A $350 million IFC deal for the Industrial Union of Donbass (IUD), set to follow the EBRD’s $200 million loan to Mittal Steel Kriviy Rih, will take multilateral lending to Ukrainian steelmakers way past that by commercial banks this year.
The IFC project, comprising a $100 million “A” loan and a $250 million “B” syndication, will go for board approval in June. The money is earmarked for a modernization programme at the Alchevsk iron and steel works and nearby coke plant, under which open-hearth furnaces will be closed and environmental performance improved.
The deal irritates some commercial bankers, who question the logic of such lending by multilaterals – and feel that their toes are being trodden on. “The whole idea is that the multilaterals go a few steps further than the commercial banks are able to,” one structured commodity financier said. “The question is: does this deal really do that?”
Last summer, SG CIB and ABN Amro syndicated a $250 million, five-year pre-export deal for IUD. SG also teamed up with BayernLB to provide a $44.4 million, six-year export credit, and lent a further $40 million to Alchevsk with backing from Coface, the French export credit agency, to finance equipment imports.

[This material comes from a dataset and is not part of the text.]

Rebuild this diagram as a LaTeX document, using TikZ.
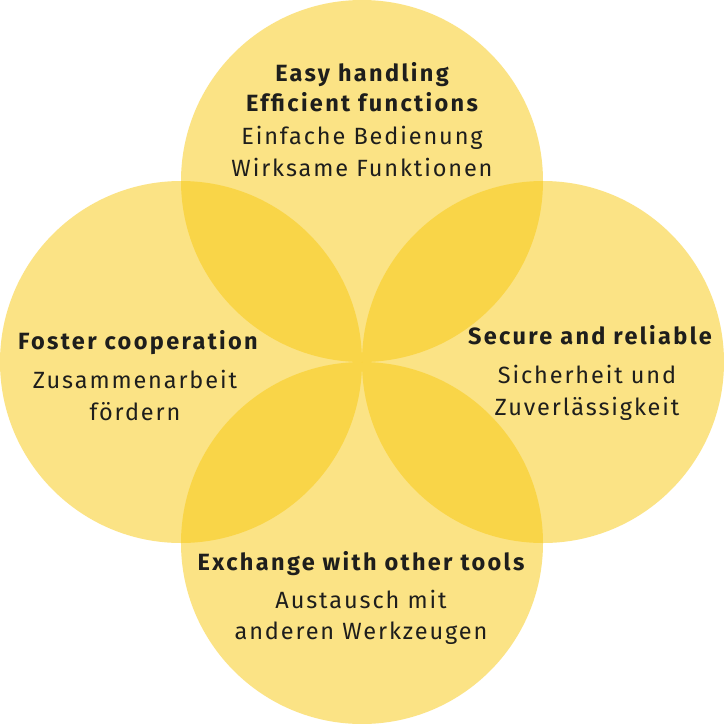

Azovstal, controlled by Rinat Akhmetov’s SCM group, last year borrowed $100 million from a syndicate headed by BNP Paribas and RZB. But this year, so far, the syndicated loan market has been quiet – although bankers say some deals will go through once the political situation in Ukraine becomes clearer.
Need for clarity
The rationale for the multilaterals operating in this territory needs to be clearer, say some staff. They fear that, as the institutions switch focus from central Europe to the former Soviet Union, they are competing not only with commercial banks but even with each other. “The urgency to conclude deals with borrowers in Ukraine is such that the multilaterals seem to be getting in each other’s way,” admitted a source close to the IFC.
The EBRD justifies its $200 million deal for Mittal Steel Kriviy Rih, announced late last month, as a means of supporting energy efficiency and transparent privatization. The seven-year loan to Mittal Steel will be on-lent to its Ukrainian subsidiary – formerly Kryvorizhstal, and still the country’s largest steel producer – which the London-based multinational bought in the reprivatization auction after Ukraine’s “Orange Revolution”.
Olivier Descamps, EBRD business group director for southern and eastern Europe, said the deal showed support for “a transparent and successful privatization” and for the introduction of international business management practices in Ukraine.
Claims made this month by the head of Ukraine’s privatization agency that Mittal has failed to meet its contractual and investment obligations perhaps underline the need in this case for multilateral support.
Valentina Semeniuk, head of the State Property Fund, said on May 12 that legal action against Mittal in the international arbitration court would be considered if it did not respond to the claims by June 6. The fund has demanded Mittal raise wages to a legal minimum and pay annual bonuses to 57,000 employees based on the 2005 results.
Frank Pannier, at Mittal Steel Kriviy Rih, said that to talk about the annulment of the agreement was “illogical and wrong”, and the company has asked for an urgent meeting with property fund representatives.